I'm surprised that such a blatantly segregationist practice has survived this long, though it is somewhat in keeping with social patterns I've seen in the south. E.g. one time back in the 90s, I was visiting a friend at a small southern college, and was sitting on a bench waiting for him. I had the bench all to myself, although the other bench across the lawn was full of people, which struck me as mildly odd. I asked him later about it, and he explained that I was sitting on the bench where the black students usually hung out, and the crowded one across the way was the bench where the white students hung out. I have no idea whether any black students had come along and decided not to sit there because I was, or if they all just happened to be in class for that half hour. I asked him who decided this rule, and he said it wasn't a rule, but just kind of a traditional thing that everyone seemed comfortable with. Well, here's hoping some traditions die out.
7 Comments:
If they end I hopes its becasue the people is the South decide it is wrong not because it offends the sensibilities of NYT readers
Anon, that comment is nonsensical. NYT readers, other than those in the towns in question, have no control over this situation. They get no vote.
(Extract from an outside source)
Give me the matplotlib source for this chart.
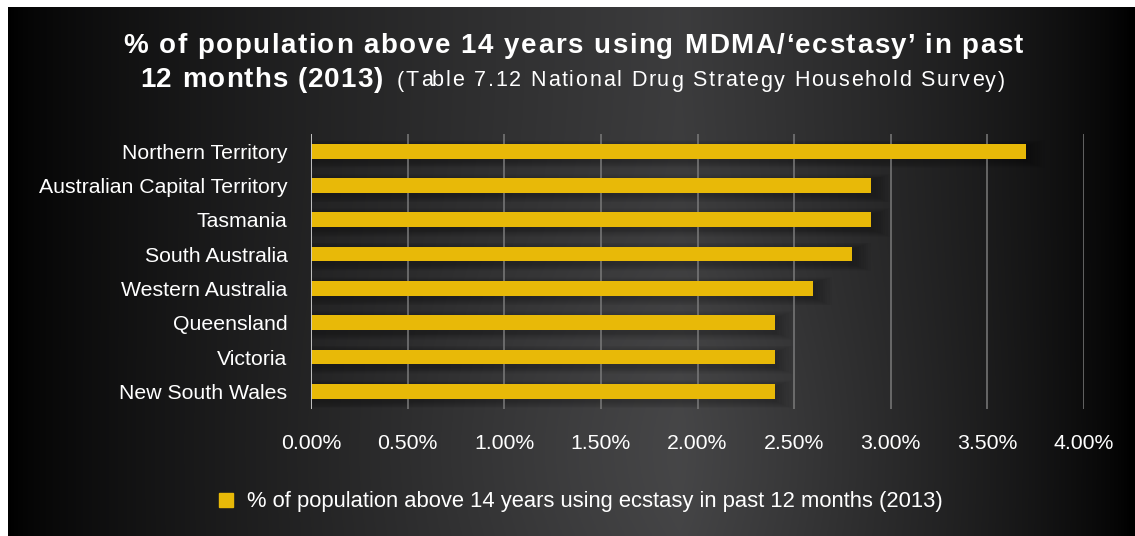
import numpy as np
import matplotlib
matplotlib.use("Agg")
import matplotlib.pyplot as plt
from matplotlib.ticker import FuncFormatter
from matplotlib.font_manager import FontProperties

# Data
states = ["New South Wales", "Victoria", "Queensland", "Western Australia",
          "South Australia", "Tasmania", "Australian Capital Territory",
          "Northern Territory"]
values = [2.4, 2.4, 2.4, 2.6, 2.8, 2.9, 2.9, 3.7]
xticks = [0.0, 0.5, 1.0, 1.5, 2.0, 2.5, 3.0, 3.5, 4.0]
legend_label = "% of population above 14 years using ecstasy in past 12 months (2013)"
title_line1 = "% of population above 14 years using MDMA/\u2018ecstasy\u2019 in past"
title_line2_bold = "12 months (2013)"
title_line2_reg = "(Table 7.12 National Drug Strategy Household Survey)"

BAR = "#E8B908"
FONT = "Liberation Sans"
W, H = 1135, 536
fig = plt.figure(figsize=(W / 100, H / 100), dpi=100)
fig.patch.set_facecolor("white")
renderer = fig.canvas.get_renderer()

# Dark gradient backdrop
bg_ax = fig.add_axes([8 / W, 0, (W - 8) / W, (H - 7) / H])
bg_ax.set_axis_off()
xs = np.linspace(8, W, 600)
ys = np.linspace(7, H, 300)
X, Y = np.meshgrid(xs, ys)
peak = 680.0
h = np.where(X < peak, (X - 8) / (peak - 8), (W - 4 - X) / (W - 4 - peak))
h = np.clip(h, 0, 1) ** 0.7
glow = np.exp(-(((X - 650) / 330) ** 2 + ((Y - 450) / 180) ** 2))
val = (60 * h + 10 * glow * h) / 255.0
img = np.clip(np.dstack([val, val, val * 1.02]), 0, 1)
bg_ax.imshow(img, aspect="auto", extent=[0, 1, 0, 1], origin="upper")
bg_ax.set_xlim(0, 1)
bg_ax.set_ylim(0, 1)


def text_width(s, prop):
    w, _, _ = renderer.get_text_width_height_descent(s, prop, ismath=False)
    return w


def tracked_text(s, x0, x1, yc, prop):
    """Lay out s one glyph at a time so it runs from pixel x0 to x1."""
    bar_w = text_width("|", prop)
    offsets = [text_width(s[:i] + "|", prop) - bar_w if i else 0.0
               for i in range(len(s))]
    natural = text_width(s, prop)
    gap = (x1 - x0 - natural) / max(len(s) - 1, 1)
    for i, ch in enumerate(s):
        if ch == " ":
            continue
        fig.text((x0 + offsets[i] + gap * i) / W, 1 - yc / H, ch,
                 fontproperties=prop, color="white", ha="left", va="center")


title_bold = FontProperties(family=FONT, weight="bold", size=20)
title_reg = FontProperties(family=FONT, size=15.5)
tracked_text(title_line1, 123, 1023, 46, title_bold)
tracked_text(title_line2_bold, 140, 383, 80, title_bold)
tracked_text(title_line2_reg, 397, 1005, 81, title_reg)

# Main axes
left, right = 311 / W, 1084 / W
top, bottom = 1 - 134 / H, 1 - 408.5 / H
ax = fig.add_axes([left, bottom, right - left, top - bottom])
ax.set_facecolor("none")
y = np.arange(len(states))

# Soft shadows beneath bars
for k in range(1, 9):
    ax.barh(y - 0.08, [v + 0.012 * k for v in values], height=0.43 + 0.05 * k,
            left=0, color="black", alpha=0.03, zorder=1, linewidth=0)

ax.barh(y, values, height=0.43, color=BAR, zorder=3, linewidth=0)

ax.set_xlim(0, 4)
ax.set_ylim(-0.5, len(states) - 0.5)
ax.set_xticks(xticks)
ax.xaxis.set_major_formatter(FuncFormatter(lambda v, p: f"{v:.2f}%"))
ax.set_yticks(y)
ax.set_yticklabels(states)
for s in ax.spines.values():
    s.set_visible(False)
ax.tick_params(axis="both", length=0, labelcolor="white", labelsize=15.3)
ax.tick_params(axis="x", pad=18.5)
ax.tick_params(axis="y", pad=17)
for lab in ax.get_xticklabels() + ax.get_yticklabels():
    lab.set_fontfamily(FONT)
for xv in xticks[1:]:
    ax.axvline(xv, color="#7a7a7a", lw=1.1, zorder=2)
ax.axvline(0, color="#cfcfcf", lw=1.3, zorder=4)

# Legend
fig.patches.append(plt.Rectangle((219 / W, 1 - 507 / H), 14 / W, 14 / H,
                                 transform=fig.transFigure, color=BAR))
fig.text(247 / W, 1 - 501 / H, legend_label, color="white", fontsize=15.85,
         ha="left", va="center", family=FONT)

fig.savefig("out.png", dpi=100, facecolor=fig.get_facecolor())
Proms are parties, and you can't stop people from hanging out with the people they like, listening to the music they like. When I went to a college in the North, the black students had their own separate societies and parties and frats and places to sit for lunch. It was segregation by choice. It may not have been pretty, but if it's done by choice, I'm not sure what you can do about it.
Actually not nonsensible but in response to the language of your post. You connected "shame" with publicity in the NYT (and HBO too sorry) I hope for a world where races are not forced to nor choose to self-segregate but I don't think it will come from a bunch New Yorkers tsk tsking
You still haven't clarified how it would it come from that, anon. Your idea is that southerners changing their behavior after being shamed by how they look to NY liberals would be bad, but why? Presumably not because they still think it's a good idea, but are afraid of our disapproval and so change against their will. So what's this magic power we NY liberals hold? I'm only continuing to push on this because I think this is a recurring, particularly irrational theme in right-wing discourse -- the idea that the NYT and the like can force conservatives to change to more liberal views against their will.
So your saying the New York Times has no influence. Might as well not publish, then.
I have to back up QueensGuy on this string of comments. Anonymous seems to be one of the multitudes who harbor resentment toward some idea of an all-powerful New York. Set yourself free! Your second-ratedness is all in your own head!